_THE REQUEST_
Set down, exactly as they appear, the lines from the line holding "Generate a Python" through the line holding "plt.rcParams['font.family'] = ['Carlito', 'Liberation", inclusive; output nothing outside that range.

• • • • • • •

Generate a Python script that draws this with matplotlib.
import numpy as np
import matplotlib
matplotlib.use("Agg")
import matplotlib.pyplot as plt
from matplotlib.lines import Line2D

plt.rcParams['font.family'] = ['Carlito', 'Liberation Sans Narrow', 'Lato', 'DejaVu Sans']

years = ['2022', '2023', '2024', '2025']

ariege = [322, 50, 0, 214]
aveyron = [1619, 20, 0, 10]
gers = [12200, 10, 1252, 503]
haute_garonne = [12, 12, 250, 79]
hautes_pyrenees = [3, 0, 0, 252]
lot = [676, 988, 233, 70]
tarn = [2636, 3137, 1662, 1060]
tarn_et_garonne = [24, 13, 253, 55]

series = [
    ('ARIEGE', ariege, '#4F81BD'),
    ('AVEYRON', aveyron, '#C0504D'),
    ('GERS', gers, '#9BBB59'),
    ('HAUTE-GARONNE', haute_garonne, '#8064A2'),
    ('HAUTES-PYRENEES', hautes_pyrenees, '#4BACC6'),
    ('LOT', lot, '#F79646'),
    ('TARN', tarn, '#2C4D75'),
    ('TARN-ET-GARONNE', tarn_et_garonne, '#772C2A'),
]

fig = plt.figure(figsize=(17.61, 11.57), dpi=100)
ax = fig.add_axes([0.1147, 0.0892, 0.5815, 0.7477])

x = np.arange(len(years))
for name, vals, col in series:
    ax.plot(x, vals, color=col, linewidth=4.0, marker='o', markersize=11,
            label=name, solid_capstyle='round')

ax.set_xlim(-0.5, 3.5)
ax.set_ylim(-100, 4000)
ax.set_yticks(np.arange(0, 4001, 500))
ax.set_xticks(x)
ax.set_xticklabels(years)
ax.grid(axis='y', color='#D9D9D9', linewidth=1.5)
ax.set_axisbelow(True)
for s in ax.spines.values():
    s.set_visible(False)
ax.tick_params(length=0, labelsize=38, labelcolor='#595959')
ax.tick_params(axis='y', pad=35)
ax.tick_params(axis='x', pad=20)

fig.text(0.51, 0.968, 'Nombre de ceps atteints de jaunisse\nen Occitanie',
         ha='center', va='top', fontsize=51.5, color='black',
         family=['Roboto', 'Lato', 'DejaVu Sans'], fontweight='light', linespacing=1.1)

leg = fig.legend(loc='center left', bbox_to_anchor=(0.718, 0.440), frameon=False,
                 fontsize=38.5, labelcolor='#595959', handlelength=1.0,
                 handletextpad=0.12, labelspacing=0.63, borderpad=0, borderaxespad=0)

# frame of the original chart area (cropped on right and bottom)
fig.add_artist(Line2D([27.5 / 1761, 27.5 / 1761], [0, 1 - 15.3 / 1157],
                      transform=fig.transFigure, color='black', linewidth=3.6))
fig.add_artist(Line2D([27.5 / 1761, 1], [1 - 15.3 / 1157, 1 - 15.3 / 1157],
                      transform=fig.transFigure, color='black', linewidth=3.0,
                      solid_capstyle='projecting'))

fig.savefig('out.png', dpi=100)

• • • • • • •

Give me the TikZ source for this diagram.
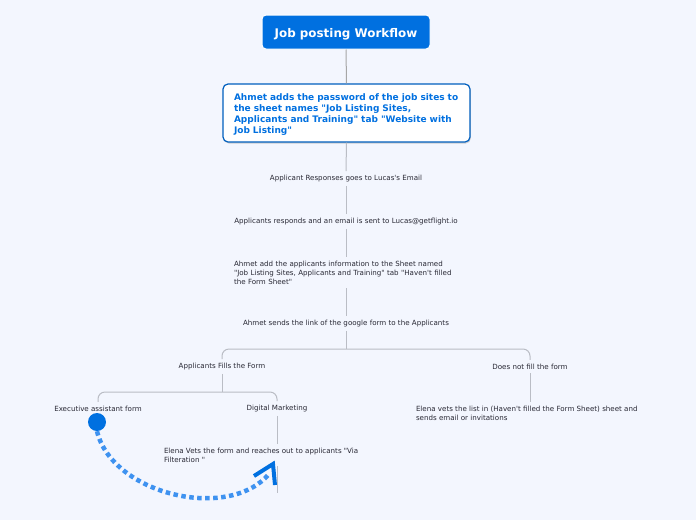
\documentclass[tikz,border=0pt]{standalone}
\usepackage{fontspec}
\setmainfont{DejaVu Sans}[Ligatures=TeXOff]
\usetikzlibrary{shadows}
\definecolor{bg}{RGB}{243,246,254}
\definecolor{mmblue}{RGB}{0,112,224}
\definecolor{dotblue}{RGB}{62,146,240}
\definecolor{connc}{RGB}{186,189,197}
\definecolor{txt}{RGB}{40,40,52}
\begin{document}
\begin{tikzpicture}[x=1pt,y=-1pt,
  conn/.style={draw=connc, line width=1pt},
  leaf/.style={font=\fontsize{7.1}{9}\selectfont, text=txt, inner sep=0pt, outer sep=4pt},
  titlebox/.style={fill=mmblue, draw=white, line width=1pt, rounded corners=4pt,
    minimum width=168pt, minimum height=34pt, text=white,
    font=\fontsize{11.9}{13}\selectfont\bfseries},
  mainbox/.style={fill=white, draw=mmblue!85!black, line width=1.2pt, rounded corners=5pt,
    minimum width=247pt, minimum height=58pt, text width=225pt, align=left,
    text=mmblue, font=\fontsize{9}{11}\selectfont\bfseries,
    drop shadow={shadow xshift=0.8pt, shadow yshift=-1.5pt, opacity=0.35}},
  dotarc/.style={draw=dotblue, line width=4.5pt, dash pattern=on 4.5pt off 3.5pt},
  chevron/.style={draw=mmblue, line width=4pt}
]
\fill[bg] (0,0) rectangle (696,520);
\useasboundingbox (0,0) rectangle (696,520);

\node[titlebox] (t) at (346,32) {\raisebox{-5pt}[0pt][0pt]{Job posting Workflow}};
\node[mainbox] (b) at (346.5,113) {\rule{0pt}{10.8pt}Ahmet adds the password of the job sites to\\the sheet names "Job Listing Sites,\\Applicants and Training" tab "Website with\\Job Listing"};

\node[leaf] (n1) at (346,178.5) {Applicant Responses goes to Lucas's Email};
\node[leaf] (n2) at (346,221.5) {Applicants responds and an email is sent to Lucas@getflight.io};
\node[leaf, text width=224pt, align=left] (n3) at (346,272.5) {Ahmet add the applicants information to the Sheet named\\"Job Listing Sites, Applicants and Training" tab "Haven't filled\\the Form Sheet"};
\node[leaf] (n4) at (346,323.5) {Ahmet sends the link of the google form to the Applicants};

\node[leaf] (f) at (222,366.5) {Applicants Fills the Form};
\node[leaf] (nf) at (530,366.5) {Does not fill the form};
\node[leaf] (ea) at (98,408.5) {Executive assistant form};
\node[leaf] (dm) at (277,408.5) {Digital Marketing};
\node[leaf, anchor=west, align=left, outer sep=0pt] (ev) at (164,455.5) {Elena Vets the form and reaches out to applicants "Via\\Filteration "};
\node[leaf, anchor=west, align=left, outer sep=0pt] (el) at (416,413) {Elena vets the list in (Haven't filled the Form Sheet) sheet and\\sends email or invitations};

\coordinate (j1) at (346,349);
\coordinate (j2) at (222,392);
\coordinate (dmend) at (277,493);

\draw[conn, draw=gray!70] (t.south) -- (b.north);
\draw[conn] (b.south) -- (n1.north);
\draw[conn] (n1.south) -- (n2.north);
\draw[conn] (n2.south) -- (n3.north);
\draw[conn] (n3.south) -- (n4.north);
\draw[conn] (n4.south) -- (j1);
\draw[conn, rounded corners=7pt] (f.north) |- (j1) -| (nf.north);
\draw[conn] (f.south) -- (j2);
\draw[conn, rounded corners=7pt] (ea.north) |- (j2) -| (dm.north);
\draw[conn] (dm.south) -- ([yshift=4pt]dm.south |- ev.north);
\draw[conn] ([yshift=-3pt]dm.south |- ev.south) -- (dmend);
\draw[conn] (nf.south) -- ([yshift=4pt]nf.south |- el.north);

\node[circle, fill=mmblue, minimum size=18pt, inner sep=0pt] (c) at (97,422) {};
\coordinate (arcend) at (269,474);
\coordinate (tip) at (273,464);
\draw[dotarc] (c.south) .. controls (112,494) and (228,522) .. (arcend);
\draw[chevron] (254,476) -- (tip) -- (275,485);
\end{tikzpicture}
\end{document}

• • • • • • •

_RESULT BELOW_
Generate a Python script that draws this with matplotlib.
import numpy as np
import matplotlib
matplotlib.use("Agg")
import matplotlib.pyplot as plt
from matplotlib.lines import Line2D

plt.rcParams['font.family'] = ['Carlito', 'Liberation Sans Narrow', 'Lato', 'DejaVu Sans']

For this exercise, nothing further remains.